Living Like the World's Ending (Matthew 24:1-14) Rob Woodrum

We’ll be starting chapter 24 of Matthew’s gospel this Sunday reading the first 14 verses. Needless to say, this will not be a teaching which tells us when the world will end. What we’ll learn from Jesus is that there is a presupposition of the world’s ending. It’s how we live in the time we have that’s truly important.

v1-3 give us the overall heading of this section. Jesus predicts the end of something – what is it? The disciples ask him when this will happen, and what sign to look for to signal his coming. Do you find that odd? He’s right in front of them – why are they asking about his coming?
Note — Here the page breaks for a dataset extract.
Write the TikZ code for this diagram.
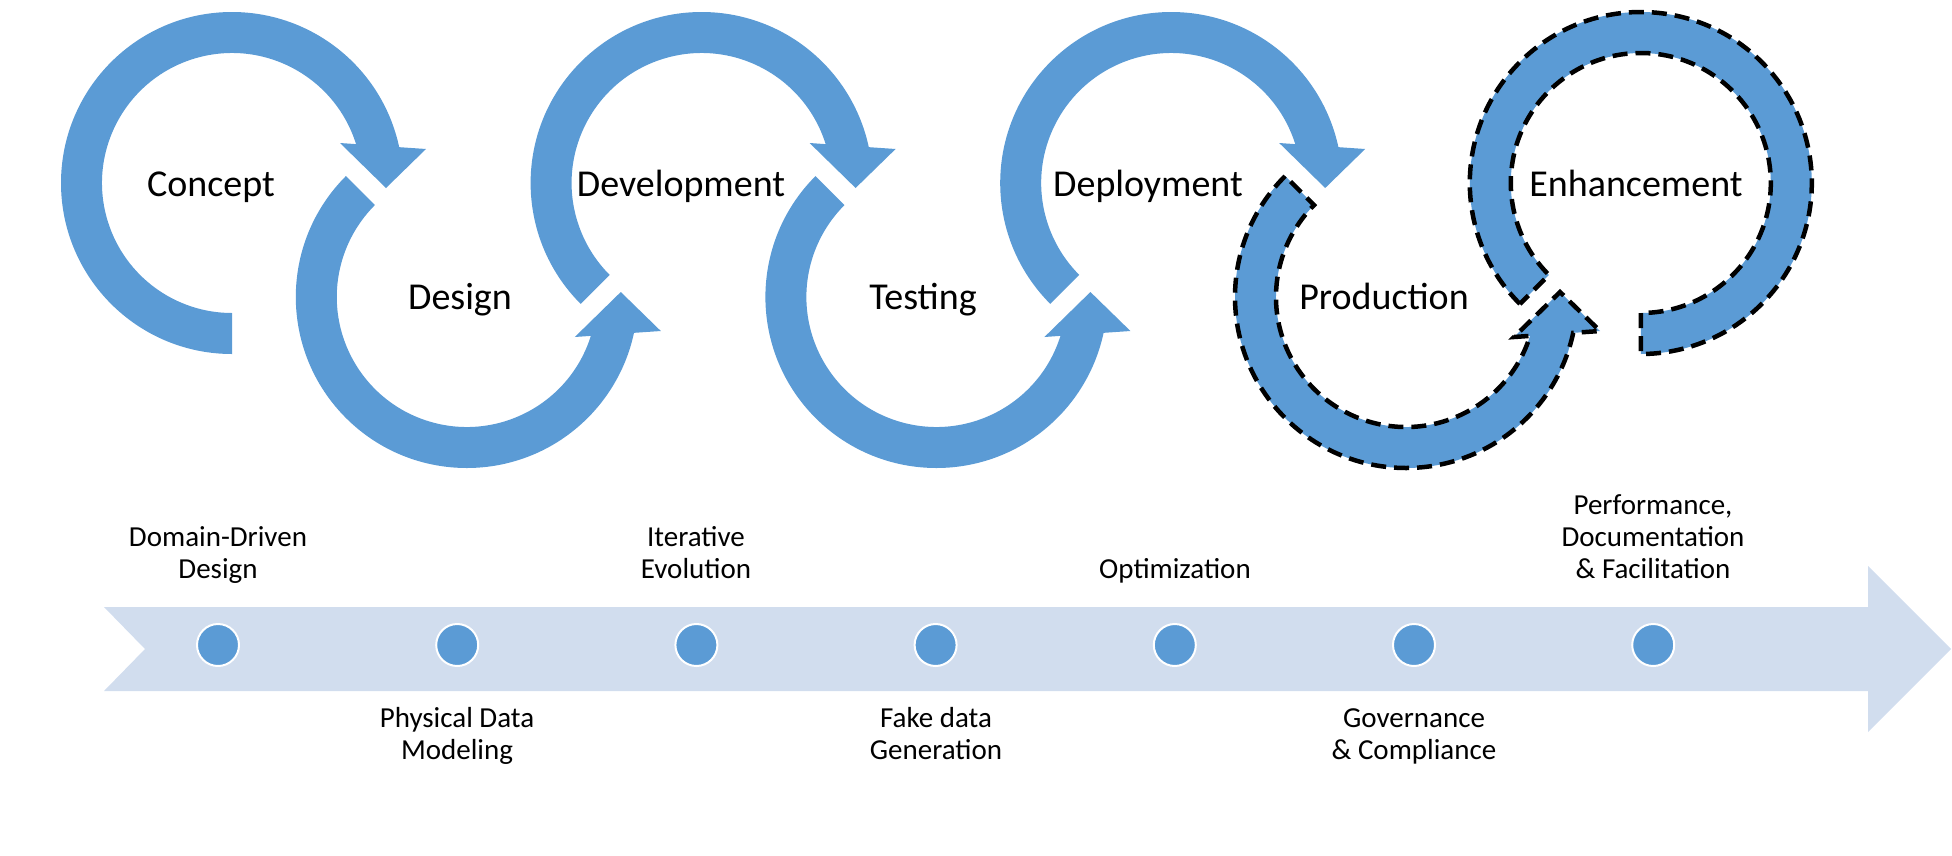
\documentclass[tikz,border=0pt]{standalone}
\usepackage{fontspec}
\setmainfont{Carlito}
\definecolor{ringblue}{HTML}{5B9BD5}
\definecolor{lineblue}{HTML}{D1DDEE}
% one ring with its head, drawn round the origin, start angle as argument
\newcommand\headring[1]{(#1:171) arc[start angle=#1,end angle=12.1,radius=171]
  -- (194,34) -- (154,-5) -- (108,40) -- (17.4:130)
  arc[start angle=17.4,end angle=#1,radius=130] -- cycle}
\begin{document}
\begin{tikzpicture}[x=1pt,y=1pt,line join=miter,
  ring/.style={fill=ringblue},
  dashring/.style={fill=ringblue,draw=black,line width=4.5pt,dash pattern=on 15pt off 8pt},
  phase/.style={font=\fontsize{38}{44}\selectfont,anchor=base,inner sep=0pt},
  milestone/.style={font=\fontsize{29}{32}\selectfont,align=center,anchor=base,inner sep=0pt},
  dot/.style={circle,fill=ringblue,draw=white,line width=2pt,minimum size=42pt,inner sep=0pt}]
\useasboundingbox (0,0) rectangle (1952,-855);

% ring centres
\foreach \n/\x/\y in {c1/232/-183, c2/466.8/-297, c3/701.6/-183, c4/936.4/-297,
  c5/1171.2/-183, c6/1406/-297, c7/1640.8/-183}
  \coordinate (\n) at (\x,\y);

% rings
\fill[ring,shift={(c1)}] \headring{270};
\fill[ring,shift={(c2)},yscale=-1] \headring{225};
\fill[ring,shift={(c3)}] \headring{225};
\fill[ring,shift={(c4)},yscale=-1] \headring{225};
\fill[ring,shift={(c5)}] \headring{225};
\filldraw[dashring,shift={(c6)},yscale=-1] \headring{225};
\filldraw[dashring,shift={(c7)}] (225:171) arc[start angle=225,end angle=-90,radius=171]
  -- (-90:130) arc[start angle=-90,end angle=225,radius=130] -- cycle;

\foreach \n/\x/\y/\t in {concept/211/-196/Concept, design/460/-309/Design,
  devel/681/-196/Development, testing/923/-309/Testing, deploy/1148/-196/Deployment,
  prod/1384/-309/Production, enhance/1636/-196/Enhancement}
  \node[phase] (\n) at (\x,\y) {\t};

% timeline
\fill[lineblue] (104,-607) -- (1868,-607) -- (1868,-566) -- (1951,-649) -- (1868,-732)
  -- (1868,-691) -- (104,-691) -- (145,-649) -- cycle;
\foreach \i in {0,...,6}
  \node[dot] (m\i) at ({218+239.2*\i},-645) {};

% labels sit on the baseline of their last line
\node[milestone] (ddd) at (218,-578) {Domain-Driven\\Design};
\node[milestone] (pdm) at (457,-759) {Physical Data\\Modeling};
\node[milestone] (iter) at (696,-578) {Iterative\\Evolution};
\node[milestone] (fake) at (936,-759) {Fake data\\Generation};
\node[milestone] (opt) at (1175,-578) {Optimization};
\node[milestone] (gov) at (1414,-759) {Governance\\\& Compliance};
\node[milestone] (perf) at (1653,-578) {Performance,\\Documentation\\\& Facilitation};
\end{tikzpicture}
\end{document}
They didn’t expect him to leave – what were they talking about? The word “coming” in the Greek is “parousia” – the arrival of a king. They are asking when he’ll be revealed as King and bring the present, broken world to it’s conclusion. They don’t realize it, but they are asking two different questions. What then, are the two subjects in view in this section?

Jesus describes things that sound like current events to us and could be alarming – except for what Jesus says in v6. What are these events, in his view?

Instead of giving his disciples a straight forward answer about when these things would happen – what does Jesus say to his disciples as instruction? (hint: v4, v6, v13)

Before things really end, what is happening according to v14? What is our mission then, in light of the end? How does knowing when the end may come have any bearing on what our mission is? Does it change? If not, what does that tell us? If so, how?